Last year, the Pennsylvania Supreme Court entered the legal fray regarding the unsettled issue whether courts may (based upon statutory enactments) exercise general jurisdiction over a foreign (non-Pennsylvania) corporation, which registers to conduct business in the commonwealth and in fact carries-out substantial business here. In Mallory v. Norfolk Southern Railway, 266 A. 3d 542 (2021), the court ruled that courts cannot hear an out-of-state claim in Pennsylvania based upon the foreign corporation’s registration to do business because registration was coerced by statute rather than a voluntary agreement to subject itself to the general jurisdiction of our courts. The “coercive effect” of registering or not was that without registering a foreign company was not authorized to file suits in Pennsylvania—frankly, that statutory prohibition probably violates the commerce clause. In reaching this decision, the court found that century-old U.S. Supreme Court precedent (Pennsylvania Fire Insurance of Philadelphia v. Gold Issue Mining & Milling, 37 S. Ct. 344 (1917) had been implicitly overruled, and that the opposite conclusion reached by the Georgia Supreme Court just a month earlier was wrongly decided. See Cooper Tire & Rubber v. McCall, 863 S. E. 2d 81 (Ga. 2021). Mallory is now pending before the U.S. Supreme Court,, and it will be argued in the next term of the court.

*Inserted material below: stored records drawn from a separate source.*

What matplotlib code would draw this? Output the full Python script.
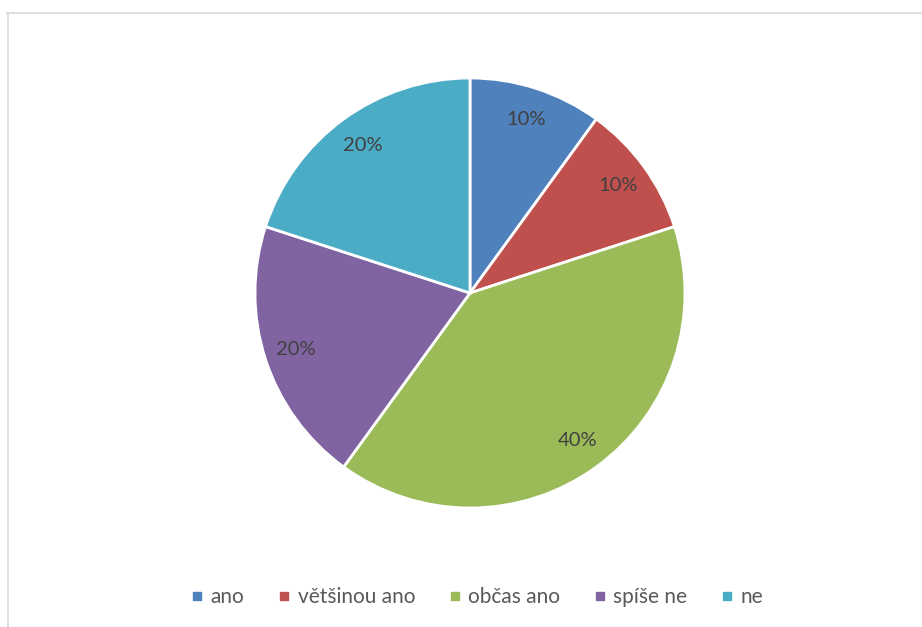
import matplotlib
matplotlib.use("Agg")
import matplotlib.pyplot as plt
from matplotlib.lines import Line2D

labels = ["ano", "většinou ano", "občas ano", "spíše ne", "ne"]
values = [10, 10, 40, 20, 20]
colors = ["#4F81BD", "#C0504D", "#9BBB59", "#8064A2", "#4BACC6"]

plt.rcParams['font.family'] = ['Lato', 'DejaVu Sans']

W, H = 922, 627
fig = plt.figure(figsize=(W / 100, H / 100), dpi=100)

# chart frame (light grey border, cropped on right/bottom)
fig.add_artist(Line2D([7 / W, 921 / W], [1 - 12.5 / H, 1 - 12.5 / H],
                      color="#D9D9D9", lw=1.2))
fig.add_artist(Line2D([7.5 / W, 7.5 / W], [0, 1 - 12.5 / H],
                      color="#D9D9D9", lw=1.2))

cx, cy, r = 470, 293, 215
ax = fig.add_axes([(cx - r) / W, (H - cy - r) / H, 2 * r / W, 2 * r / H])
wedges, texts, autotexts = ax.pie(
    values, colors=colors, startangle=90, counterclock=False,
    autopct="%d%%", pctdistance=0.85, radius=1,
    wedgeprops=dict(edgecolor="white", linewidth=2),
    textprops=dict(color="#404040", fontsize=14.5))
ax.set_xlim(-1, 1)
ax.set_ylim(-1, 1)
ax.set_aspect("equal")
ax.axis("off")

handles = [Line2D([], [], marker="s", linestyle="none", markersize=6,
                  markerfacecolor=c, markeredgecolor=c) for c in colors]
fig.legend(handles, labels, loc="center", bbox_to_anchor=(477 / W, 1 - 597 / H),
           ncol=5, frameon=False, fontsize=15, handlelength=0.6,
           handletextpad=0.35, columnspacing=1.6, labelcolor="#595959")

fig.savefig("out.png", dpi=100, facecolor="white")
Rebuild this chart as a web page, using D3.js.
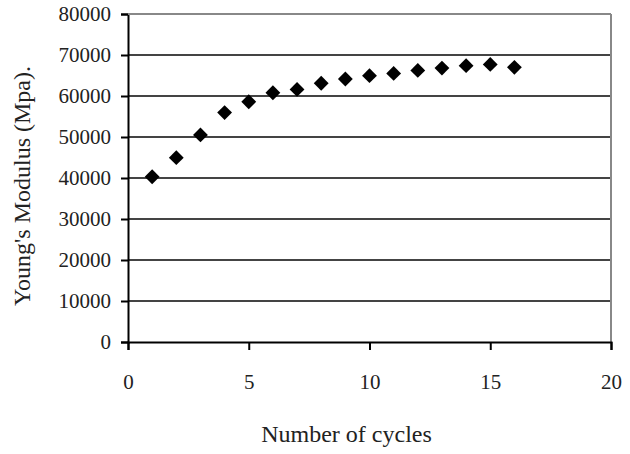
<!DOCTYPE html>
<html><head><meta charset="utf-8">
<script src="https://cdn.jsdelivr.net/npm/d3@7"></script>
<style>body{margin:0;background:#fff}svg{display:block}</style>
</head><body>
<svg id="c" width="630" height="454"></svg>
<script>
const cycles = [1,2,3,4,5,6,7,8,9,10,11,12,13,14,15,16];
const modulus = [40300,44950,50500,55950,58600,60800,61600,63100,64150,64950,65500,66250,66800,67400,67700,67000];
const xTicks = [0,5,10,15,20];
const yTicks = [0,10000,20000,30000,40000,50000,60000,70000,80000];
const xTitle = "Number of cycles";
const yTitle = "Young's Modulus (Mpa).";

const svg = d3.select("#c");
const L=128, R=611, T=14, B=342;
const x = d3.scaleLinear().domain([0,20]).range([L,R]);
const y = d3.scaleLinear().domain([0,80000]).range([B,T]);
const FF = "'Liberation Serif', 'Times New Roman', serif";
const serif = sel => sel.style("font-family", FF, "important");

// gridlines
svg.append("g").selectAll("line").data(yTicks.filter(d=>d>0)).join("line")
  .attr("x1",L).attr("x2",R).attr("y1",d=>y(d)).attr("y2",d=>y(d))
  .attr("stroke","#444").attr("stroke-width",1.8);
// right border
svg.append("line").attr("x1",R).attr("x2",R).attr("y1",T).attr("y2",B)
  .attr("stroke","#888").attr("stroke-width",2);

// axes
const ya = svg.append("g").attr("transform",`translate(${L},0)`)
  .call(d3.axisLeft(y).tickValues(yTicks).tickSize(7).tickPadding(10).tickFormat(d3.format("d")));
const xa = svg.append("g").attr("transform",`translate(0,${B})`)
  .call(d3.axisBottom(x).tickValues(xTicks).tickSize(8).tickPadding(24).tickFormat(d3.format("d")));
[ya,xa].forEach(a=>{
  a.call(serif);
  a.select(".domain").attr("stroke","#000").attr("stroke-width",2);
  a.selectAll(".tick line").attr("stroke","#000").attr("stroke-width",2);
  a.selectAll(".tick text").call(serif).style("font-size","21px","important").attr("fill","#222");
});
// top line
svg.append("line").attr("x1",L).attr("x2",R).attr("y1",T).attr("y2",T)
  .attr("stroke","#888").attr("stroke-width",2);

// points
svg.append("g").selectAll("path").data(cycles.map((c,i)=>[c,modulus[i]])).join("path")
  .attr("d",d3.symbol(d3.symbolSquare,110))
  .attr("transform",d=>`translate(${x(d[0])},${y(d[1])}) rotate(45)`)
  .attr("fill","#000");

// titles
svg.append("text").attr("x",(L+R)/2 - 23).attr("y",442).attr("text-anchor","middle")
  .call(serif).style("font-size","24px","important").attr("fill","#222").text(xTitle);
svg.append("text").attr("transform",`translate(30,${(T+B)/2 + 8}) rotate(-90)`).attr("text-anchor","middle")
  .call(serif).style("font-size","24px","important").attr("fill","#222").text(yTitle);
</script>
</body></html>
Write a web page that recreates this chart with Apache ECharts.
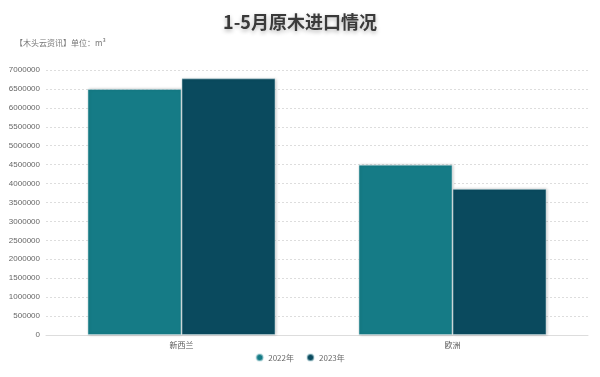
<!DOCTYPE html>
<html><head><meta charset="utf-8">
<script src="https://cdn.jsdelivr.net/npm/echarts@6/dist/echarts.min.js"></script>
<style>html,body{margin:0;padding:0;background:#fff}#c{width:600px;height:377px}</style>
</head><body><div id="c"></div>
<script>
const categories = ['新西兰', '欧洲'];
const seriesNames = ['2022年', '2023年'];
const values2022 = [6500000, 4500000];
const values2023 = [6780000, 3860000];
const colors = ['#157b86', '#0a4a5e'];

const chart = echarts.init(document.getElementById('c'));
chart.setOption({
  animation: false,
  title: [{
    text: '1-5月原木进口情况',
    left: 'center', top: 8,
    textStyle: { fontSize: 18, fontWeight: 'bold', color: '#3a3a3a', fontFamily: 'Noto Sans CJK SC',
      textShadowColor: 'rgba(0,0,0,0.3)', textShadowBlur: 4, textShadowOffsetY: 2 }
  }, {
    text: '【木头云资讯】单位：m³',
    left: 10, top: 34,
    textStyle: { fontSize: 8, fontWeight: 'normal', color: '#777', fontFamily: 'Noto Sans CJK SC' }
  }],
  legend: {
    bottom: 10, left: 'center', icon: 'circle', itemWidth: 7, itemHeight: 7, itemGap: 12,
    textStyle: { fontSize: 8, color: '#666', fontFamily: 'Noto Sans CJK SC' },
    data: seriesNames
  },
  grid: { left: 46, right: 12, top: 70, bottom: 42 },
  xAxis: {
    type: 'category', data: categories,
    axisLine: { lineStyle: { color: '#ddd' } },
    axisTick: { show: false },
    axisLabel: { fontSize: 8, color: '#555', margin: 6, fontFamily: 'Noto Sans CJK SC' }
  },
  yAxis: {
    type: 'value', min: 0, max: 7000000, interval: 500000,
    axisLine: { show: false }, axisTick: { show: false },
    axisLabel: { fontSize: 8, color: '#666', margin: 6, formatter: v => String(v) },
    splitLine: { lineStyle: { color: '#ddd', type: [2, 2] } }
  },
  series: [{
    name: seriesNames[0], type: 'bar', data: values2022, barWidth: 94, barGap: '0%',
    itemStyle: { color: colors[0], borderColor: 'rgba(200,225,230,0.5)', borderWidth: 1,
      shadowColor: 'rgba(0,0,0,0.2)', shadowBlur: 3, shadowOffsetX: 1 }
  }, {
    name: seriesNames[1], type: 'bar', data: values2023, barWidth: 94,
    itemStyle: { color: colors[1], borderColor: 'rgba(200,225,230,0.5)', borderWidth: 1,
      shadowColor: 'rgba(0,0,0,0.2)', shadowBlur: 3, shadowOffsetX: 1 }
  }]
});
</script></body></html>
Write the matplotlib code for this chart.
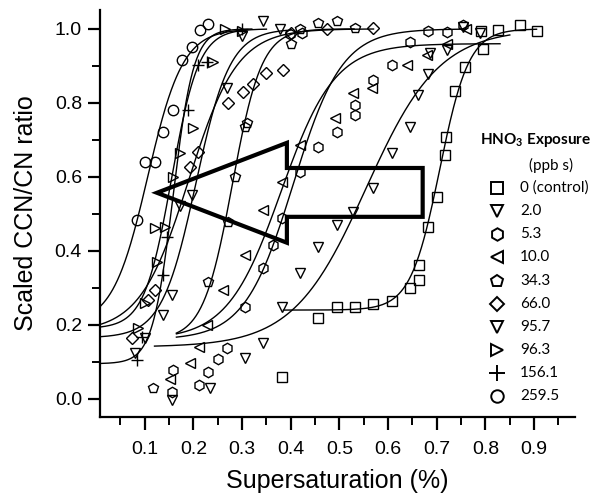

As I wrote in an amicus brief filed in the U.S. Supreme Court, the decision in Mallory may finally allow the court to correct its parochial formula for general jurisdiction, merging principles of “due process” with modern business practices. If that occurs, then the decision of the Pennsylvania Supreme Court will be reversed and state courts will be opened to resolve claims against out-of-state companies who would otherwise unfairly avoid being haled into courts when they register to conduct business and then exercise that privilege, earning substantial profits for those business activities in the commonwealth.